24 November 2016
Following yesterday’s Autumn Statement, the Institute for Fiscal Studies has warned that workers can expect real wages to remain below pre-recession levels until at least 2021.
“This has, for sure, been the worst decade for living standards certainly since the last war and probably since the 1920s,” Paul Johnson, Director of the think tank said.
“Half of the wage growth projected for the next five years back in March is not now projected to happen. On these projections real wages will, remarkably, still be below their 2008 levels in 2021,” he added.
“One cannot stress enough how dreadful that is – more than a decade without real earnings growth. We have certainly not seen a period remotely like it in the last 70 years.”
The think tank also warned that further austerity was likely to continue into the 2020s, after Chancellor Philip Hammond admitted the outlook for public debt has been negatively hit by Brexit.
Fellow think tank Resolution Foundation appeared to agree with this assessment, warning that lower income families will be hit the hardest.
Director Torsten Bell said: “Average earnings are now forecast to be £830 a year lower than expected in 2020, with this decade now set to be the weakest one for wage growth since the 1900s.
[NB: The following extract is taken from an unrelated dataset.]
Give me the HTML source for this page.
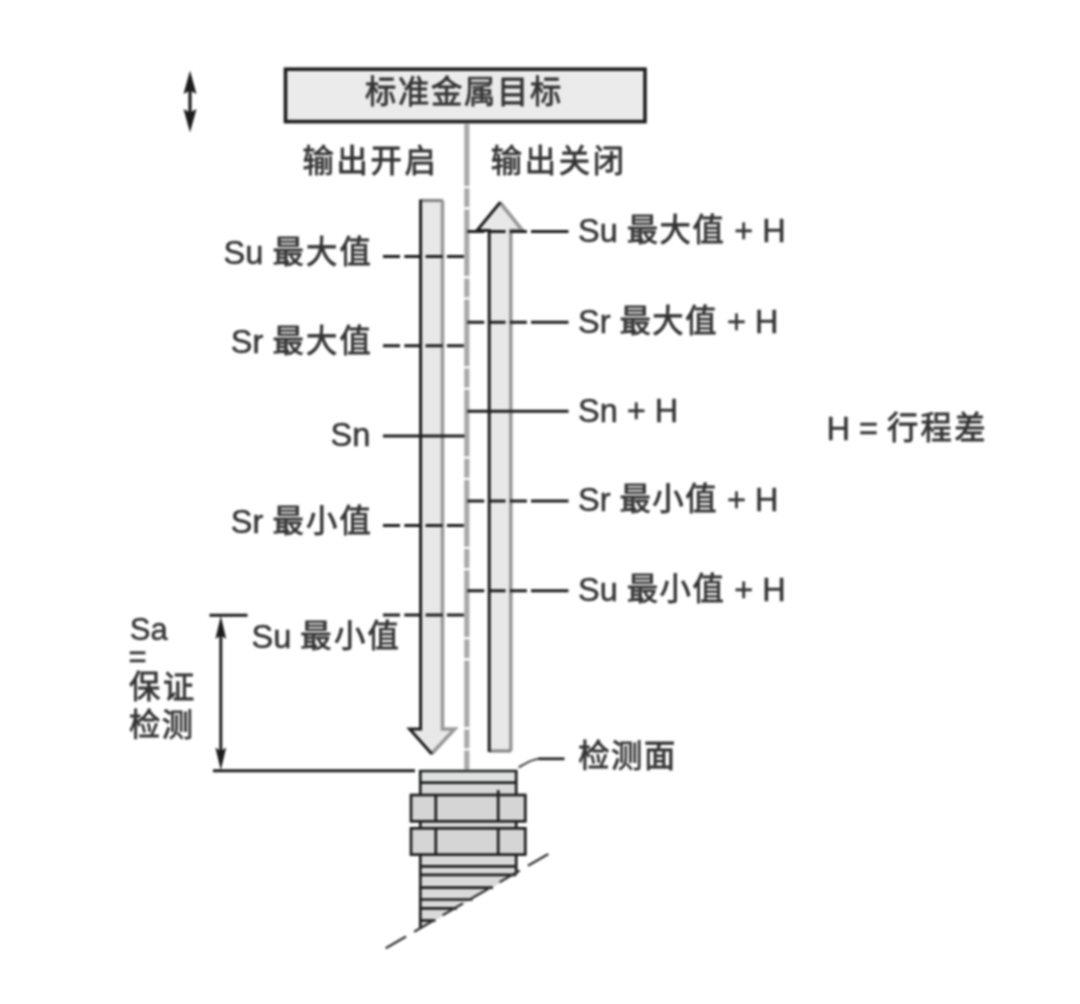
<!DOCTYPE html>
<html lang="zh-CN">
<head>
<meta charset="utf-8">
<title>标准金属目标</title>
<style>
html,body{margin:0;padding:0;background:#fff;}
body{width:1080px;height:1004px;overflow:hidden;position:relative;}
svg{position:absolute;left:0;top:0;display:block;}
text{font-family:"Liberation Sans","Noto Sans CJK SC",sans-serif;font-size:32.5px;fill:#333;stroke:#333;stroke-width:0.5;white-space:pre;}
.c{stroke-width:0.8;font-size:31.300px;letter-spacing:1.500px;}
.t .c{letter-spacing:1.700px;}
.u .c{letter-spacing:2.700px;}
.l .c{letter-spacing:2.300px;}
.ln{stroke:#1c1c1c;stroke-width:3;fill:none;}
.sn .ln,.sn.ln{stroke-width:2.700;}
.gl{stroke:#989898;stroke-width:3.6;fill:none;}
</style>
</head>
<body>
<svg width="1080" height="1004" viewBox="0 0 1080 1004">
<defs>
<filter id="soft" x="0" y="0" width="1080" height="1004" filterUnits="userSpaceOnUse" color-interpolation-filters="sRGB"><feGaussianBlur stdDeviation="0.9"/></filter>
</defs>
<g filter="url(#soft)">
<rect x="0" y="0" width="1080" height="1004" fill="#fff"/>

<!-- double arrow top-left -->
<g id="dblarrow">
<line x1="190" y1="84" x2="190" y2="120" stroke="#1c1c1c" stroke-width="3.200"/>
<path d="M190 70.5 L196.5 94 L190 90.5 L183.5 94 Z" fill="#1c1c1c"/>
<path d="M190 132.5 L196.5 109 L190 112.500 L183.5 109 Z" fill="#1c1c1c"/>
</g>

<!-- target box -->
<rect x="285.500" y="69.200" width="359.500" height="52.400" fill="#ebebeb" stroke="#1c1c1c" stroke-width="3.600"/>
<text x="464" y="103.500" text-anchor="middle" class="t"><tspan class="c" dy="-1">标准金属目标</tspan></text>

<text x="370.500" y="172.500" text-anchor="middle" class="u"><tspan class="c" dy="-1">输出开启</tspan></text>
<text x="558.700" y="172.500" text-anchor="middle" class="u"><tspan class="c" dy="-1">输出关闭</tspan></text>

<!-- centre dash-dot line -->
<line x1="466.800" y1="123" x2="466.800" y2="769.500" stroke="#a9a9a9" stroke-width="5.200" stroke-dasharray="66.700 2.300 18.900 2.300" stroke-dashoffset="3.800"/>

<!-- left bar w/ down arrow -->
<path d="M420.600 200.500 H442.500 V729 H454.600 L431.500 754 L409.600 729 H420.600 Z" fill="#e8e8e8" stroke="none"/>
<path d="M442.500 200.500 V729 H454.600 L431.500 754" class="gl"/>
<path d="M442.800 200.500 H420.600" stroke="#888" stroke-width="3.200" fill="none"/>
<path d="M420.600 199.500 V729 H409.600 L431.800 754" class="ln"/>

<!-- right bar w/ up arrow -->
<path d="M489.200 751 V230.500 H477 L500 202.500 L522.500 230.500 H510.800 V751 Z" fill="#e8e8e8" stroke="none"/>
<path d="M500 202.500 L522.500 230.500 H510.800 V751" class="gl"/>
<path d="M511.100 751 H489.200" stroke="#888" stroke-width="3.200" fill="none"/>
<path d="M489.200 752 V230.500 H477 L500.300 202.300" class="ln"/>

<!-- left level lines -->
<g class="ln">
<line x1="383" y1="256.600" x2="464.500" y2="256.600" stroke-dasharray="17 4.300"/>
<line x1="383" y1="345.800" x2="464.500" y2="345.800" stroke-dasharray="17 4.300"/>
<line x1="383" y1="436" x2="464.500" y2="436"/>
<line x1="383" y1="525.600" x2="464.500" y2="525.600" stroke-dasharray="17 4.300"/>
<line x1="383" y1="615" x2="464.500" y2="615" stroke-dasharray="17 4.300"/>
</g>

<!-- right level lines -->
<g class="ln">
<line x1="467.300" y1="231.600" x2="531" y2="231.600" stroke-dasharray="17 4.300"/>
<line x1="531" y1="231.600" x2="568.500" y2="231.600"/>
<line x1="467.300" y1="322.200" x2="531" y2="322.200" stroke-dasharray="17 4.300"/>
<line x1="531" y1="322.200" x2="568.500" y2="322.200"/>
<line x1="467.300" y1="411.300" x2="568.500" y2="411.300"/>
<line x1="467.300" y1="501" x2="531" y2="501" stroke-dasharray="17 4.300"/>
<line x1="531" y1="501" x2="568.500" y2="501"/>
<line x1="467.300" y1="590.700" x2="531" y2="590.700" stroke-dasharray="17 4.300"/>
<line x1="531" y1="590.700" x2="568.500" y2="590.700"/>
</g>

<!-- left labels -->
<text x="373.200" y="263.800" text-anchor="end" class="l">Su <tspan class="c" dy="-1">最大值</tspan></text>
<text x="373.200" y="353.100" text-anchor="end" class="l">Sr <tspan class="c" dy="-1">最大值</tspan></text>
<text x="370.300" y="446" text-anchor="end">Sn</text>
<text x="373.200" y="533" text-anchor="end" class="l">Sr <tspan class="c" dy="-1">最小值</tspan></text>
<text x="401.100" y="647.500" text-anchor="end" class="l">Su <tspan class="c" dy="-1">最小值</tspan></text>

<!-- right labels -->
<text x="578" y="242">Su <tspan class="c" dy="-1">最大值</tspan><tspan dy="1"> + H</tspan></text>
<text x="578" y="332.500">Sr <tspan class="c" dy="-1">最大值</tspan><tspan dy="1"> + H</tspan></text>
<text x="578" y="421.500">Sn + H</text>
<text x="578" y="511">Sr <tspan class="c" dy="-1">最小值</tspan><tspan dy="1"> + H</tspan></text>
<text x="578" y="601">Su <tspan class="c" dy="-1">最小值</tspan><tspan dy="1"> + H</tspan></text>

<text x="826.500" y="439.600" class="l">H = <tspan class="c" dy="-1">行程差</tspan></text>

<!-- Sa dimension -->
<g class="ln">
<line x1="209.500" y1="615.300" x2="247.500" y2="615.300"/>
<line x1="213" y1="770.800" x2="415" y2="770.800"/>
<line x1="220.800" y1="628" x2="220.800" y2="758"/>
</g>
<path d="M220.800 615.800 L226.200 639 L220.800 635.500 L215.400 639 Z" fill="#1c1c1c"/>
<path d="M220.800 770.300 L226.200 747.500 L220.800 751 L215.400 747.500 Z" fill="#1c1c1c"/>

<text x="129.800" y="639.800" style="font-size:31px">Sa</text>
<text x="128.500" y="667" style="font-size:31px">=</text>
<text x="129" y="698.500" class="u"><tspan class="c" dy="-1">保证</tspan></text>
<text x="129" y="737"><tspan class="c" dy="-1">检测</tspan></text>

<!-- sensor -->
<g id="sensor" style="stroke-width:2.700">
<!-- body -->
<path d="M420.300 771 H516.200 V874 L420.300 929 Z" fill="#d9d9d9" stroke="none"/>
<rect x="420.300" y="771" width="95.900" height="11.500" fill="#dfe1e1"/>
<!-- nuts -->
<rect x="411" y="795" width="114.300" height="26.300" class="ln sn" style="fill:#d5d5d6"/>
<rect x="411" y="828.300" width="114.300" height="26.300" class="ln sn" style="fill:#d5d5d6"/>
<g class="ln sn">
<path d="M420.300 795 V771 H516.200 V795"/>
<line x1="420.300" y1="782.600" x2="516.200" y2="782.600"/>
<line x1="435.800" y1="795" x2="435.800" y2="821"/>
<line x1="498.200" y1="790" x2="498.200" y2="821"/>
<line x1="435.800" y1="828.300" x2="435.800" y2="854.600"/>
<line x1="498.200" y1="828.300" x2="498.200" y2="854.600"/>
<line x1="420.300" y1="821" x2="420.300" y2="828.300"/>
<line x1="516.200" y1="821" x2="516.200" y2="828.300"/>
<line x1="420.300" y1="854.600" x2="420.300" y2="929"/>
<line x1="516.200" y1="854.600" x2="516.200" y2="874.500"/>
<line x1="420.300" y1="866.400" x2="516.200" y2="866.400"/>
<line x1="420.300" y1="874.800" x2="516.200" y2="874.800"/>
<line x1="420.300" y1="887.700" x2="493" y2="887.700"/>
<line x1="420.300" y1="899.500" x2="472.500" y2="899.500"/>
<line x1="420.300" y1="908.400" x2="457" y2="908.400"/>
<line x1="420.300" y1="920.500" x2="435.500" y2="920.500"/>
<!-- diagonal dashed -->
<line x1="385.700" y1="948.300" x2="548.300" y2="853.900" stroke-dasharray="23.500 9.400" style="stroke-width:2.300;stroke:#333"/>
</g>
</g>

<!-- leader to 检测面 -->
<path d="M518.500 767.300 C526 763.500 531 759.300 539.500 758.800" class="ln" style="stroke-width:2;stroke:#444"/>
<path d="M538.500 758.800 H564.500" class="ln" style="stroke-width:2.700"/>
<text x="578.300" y="767.500"><tspan class="c" dy="-1">检测面</tspan></text>

</g>
</svg>
</body>
</html>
Growth of just 1.6 per cent between 2010 and 2020 compares with an increase of 12.7 per cent in the 2000s and over 20 per cent in every other decade since the 1920s.”
He added that household income growth – accounting for changes in taxes, benefits and inflation – are now forecast to fall to less than half of the already weak 0.5% recorded between 2010-11 and 2014-15.
The Institute of Employment Rights argues that austerity has failed to mend the UK’s economy after the recession and it is time for a more progressive alternative.
In our Manifesto for Labour Law, adopted by the Labour Party, we propose that incentives to encourage businesses to invest in their workforces will upskill the nation’s workers, decrease wage inequality, create jobs and improve economic productivity (currently at its lowest point compared with the G7 average).
By strengthening workers’ voices at all levels of the economy – in government, through a reinstated Ministry of Labour; as well as in industry through both sectoral and enterprise level collective bargaining – we can improve the quality of work available by putting upwards pressure on wage levels and job security.
By doing so, we can shift the focus of the economy from its increasing reliance on low-skilled, low-paid work – already noted as a driver of poor productivity – towards investment in training, research and development, through which employers will compete through the quality of their goods and services rather than a race to the bottom on wages and conditions.